* _Do this_: Only the lines from the line containing "Output the Python" through the line containing "x_end = x_lo" should be reproduced, please, with no pictures.

-- START Data supplied --

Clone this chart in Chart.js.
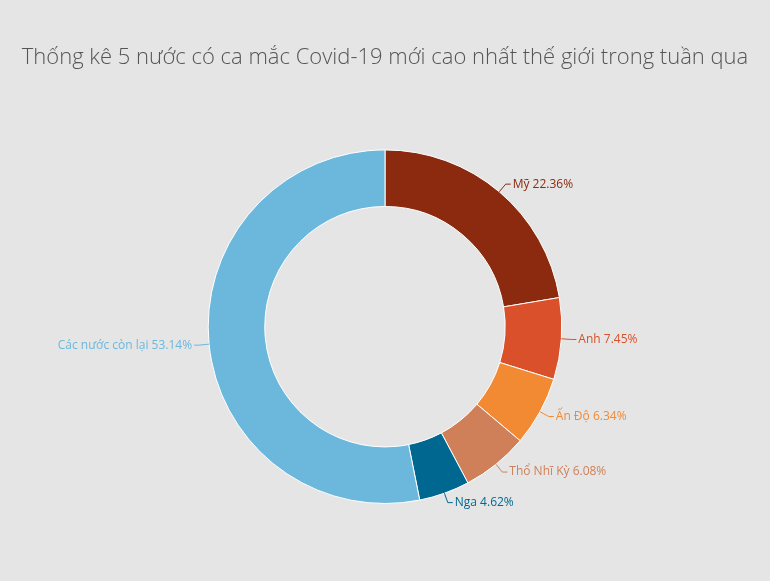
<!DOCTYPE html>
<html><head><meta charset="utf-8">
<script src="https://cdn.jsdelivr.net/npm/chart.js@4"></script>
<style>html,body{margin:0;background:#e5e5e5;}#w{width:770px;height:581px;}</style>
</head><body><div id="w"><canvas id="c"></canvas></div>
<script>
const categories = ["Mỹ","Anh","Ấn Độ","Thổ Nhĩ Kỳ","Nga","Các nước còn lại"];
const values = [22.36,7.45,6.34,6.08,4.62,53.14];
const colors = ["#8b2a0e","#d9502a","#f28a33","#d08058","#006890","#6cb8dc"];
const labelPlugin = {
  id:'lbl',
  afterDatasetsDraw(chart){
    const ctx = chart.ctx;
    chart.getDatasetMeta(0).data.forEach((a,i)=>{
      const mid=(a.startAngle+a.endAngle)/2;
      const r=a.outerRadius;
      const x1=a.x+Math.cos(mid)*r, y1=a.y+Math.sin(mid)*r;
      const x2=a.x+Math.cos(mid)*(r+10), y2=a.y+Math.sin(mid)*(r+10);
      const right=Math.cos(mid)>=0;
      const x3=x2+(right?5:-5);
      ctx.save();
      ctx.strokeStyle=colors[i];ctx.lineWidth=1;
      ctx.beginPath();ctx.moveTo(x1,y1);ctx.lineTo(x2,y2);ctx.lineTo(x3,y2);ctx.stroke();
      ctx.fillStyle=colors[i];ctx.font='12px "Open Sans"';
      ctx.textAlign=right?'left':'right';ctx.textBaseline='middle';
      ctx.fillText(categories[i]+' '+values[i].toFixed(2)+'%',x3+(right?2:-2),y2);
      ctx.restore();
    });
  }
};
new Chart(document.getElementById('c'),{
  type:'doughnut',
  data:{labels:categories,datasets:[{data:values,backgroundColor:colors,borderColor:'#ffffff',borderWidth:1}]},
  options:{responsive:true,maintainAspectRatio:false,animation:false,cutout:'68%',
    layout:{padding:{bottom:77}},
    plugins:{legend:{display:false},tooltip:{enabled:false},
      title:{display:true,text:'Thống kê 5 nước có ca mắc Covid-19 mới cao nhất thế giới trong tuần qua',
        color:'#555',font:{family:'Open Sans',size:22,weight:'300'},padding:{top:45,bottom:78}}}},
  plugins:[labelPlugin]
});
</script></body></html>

-- END Data supplied --
-- START Data supplied --

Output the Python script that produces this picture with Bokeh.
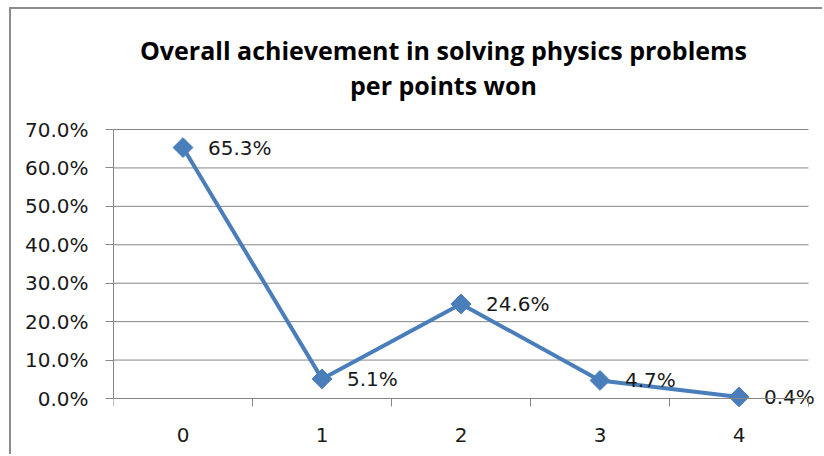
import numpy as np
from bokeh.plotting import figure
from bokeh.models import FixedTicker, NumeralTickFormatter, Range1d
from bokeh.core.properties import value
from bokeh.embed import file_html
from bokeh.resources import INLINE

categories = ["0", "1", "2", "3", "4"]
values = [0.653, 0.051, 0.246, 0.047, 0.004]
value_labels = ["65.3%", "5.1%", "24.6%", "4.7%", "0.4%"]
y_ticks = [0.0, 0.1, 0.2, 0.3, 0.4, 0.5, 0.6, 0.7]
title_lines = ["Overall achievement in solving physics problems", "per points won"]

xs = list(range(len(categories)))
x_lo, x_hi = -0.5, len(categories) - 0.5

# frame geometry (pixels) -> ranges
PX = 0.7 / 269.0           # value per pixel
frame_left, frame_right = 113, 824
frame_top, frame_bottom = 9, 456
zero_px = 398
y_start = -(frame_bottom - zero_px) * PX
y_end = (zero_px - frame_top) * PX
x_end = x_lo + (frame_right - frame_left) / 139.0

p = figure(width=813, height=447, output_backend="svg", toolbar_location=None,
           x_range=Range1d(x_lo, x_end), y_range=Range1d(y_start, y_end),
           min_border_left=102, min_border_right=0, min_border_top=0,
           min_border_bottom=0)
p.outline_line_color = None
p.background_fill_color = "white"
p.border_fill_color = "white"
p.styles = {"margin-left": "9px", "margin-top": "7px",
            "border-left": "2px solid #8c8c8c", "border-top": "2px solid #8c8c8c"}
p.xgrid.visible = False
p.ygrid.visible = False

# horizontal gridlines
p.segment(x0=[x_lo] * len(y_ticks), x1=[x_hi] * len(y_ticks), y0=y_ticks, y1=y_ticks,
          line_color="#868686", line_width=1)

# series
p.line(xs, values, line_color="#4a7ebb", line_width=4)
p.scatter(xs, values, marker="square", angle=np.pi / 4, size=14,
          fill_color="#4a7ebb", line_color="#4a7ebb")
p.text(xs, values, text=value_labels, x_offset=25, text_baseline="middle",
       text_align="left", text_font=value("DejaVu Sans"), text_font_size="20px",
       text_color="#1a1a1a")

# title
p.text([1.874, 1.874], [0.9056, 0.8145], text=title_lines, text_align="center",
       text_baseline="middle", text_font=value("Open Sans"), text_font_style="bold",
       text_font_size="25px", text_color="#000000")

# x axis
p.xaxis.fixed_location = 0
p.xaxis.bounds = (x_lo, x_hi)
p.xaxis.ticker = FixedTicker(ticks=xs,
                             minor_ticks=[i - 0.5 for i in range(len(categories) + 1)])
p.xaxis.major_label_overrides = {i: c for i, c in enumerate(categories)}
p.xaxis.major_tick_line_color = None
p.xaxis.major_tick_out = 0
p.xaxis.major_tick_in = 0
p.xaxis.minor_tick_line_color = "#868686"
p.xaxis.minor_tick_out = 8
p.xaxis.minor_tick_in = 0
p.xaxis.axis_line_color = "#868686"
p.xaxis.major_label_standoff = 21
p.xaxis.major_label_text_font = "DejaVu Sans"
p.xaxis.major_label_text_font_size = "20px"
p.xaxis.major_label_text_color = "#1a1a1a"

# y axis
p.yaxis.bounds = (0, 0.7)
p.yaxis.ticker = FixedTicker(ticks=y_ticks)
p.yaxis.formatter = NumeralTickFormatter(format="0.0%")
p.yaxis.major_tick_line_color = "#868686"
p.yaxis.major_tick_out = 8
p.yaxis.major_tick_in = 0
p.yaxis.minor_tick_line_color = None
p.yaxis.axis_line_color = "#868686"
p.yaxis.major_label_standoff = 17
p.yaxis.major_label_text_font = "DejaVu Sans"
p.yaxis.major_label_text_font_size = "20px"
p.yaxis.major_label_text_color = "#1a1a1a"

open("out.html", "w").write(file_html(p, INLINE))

-- END Data supplied --

* _Solution to the exercise_:
Output the Python script that produces this picture with Bokeh.
import numpy as np
from bokeh.plotting import figure
from bokeh.models import FixedTicker, NumeralTickFormatter, Range1d
from bokeh.core.properties import value
from bokeh.embed import file_html
from bokeh.resources import INLINE

categories = ["0", "1", "2", "3", "4"]
values = [0.653, 0.051, 0.246, 0.047, 0.004]
value_labels = ["65.3%", "5.1%", "24.6%", "4.7%", "0.4%"]
y_ticks = [0.0, 0.1, 0.2, 0.3, 0.4, 0.5, 0.6, 0.7]
title_lines = ["Overall achievement in solving physics problems", "per points won"]

xs = list(range(len(categories)))
x_lo, x_hi = -0.5, len(categories) - 0.5

# frame geometry (pixels) -> ranges
PX = 0.7 / 269.0           # value per pixel
frame_left, frame_right = 113, 824
frame_top, frame_bottom = 9, 456
zero_px = 398
y_start = -(frame_bottom - zero_px) * PX
y_end = (zero_px - frame_top) * PX
x_end = x_lo + (frame_right - frame_left) / 139.0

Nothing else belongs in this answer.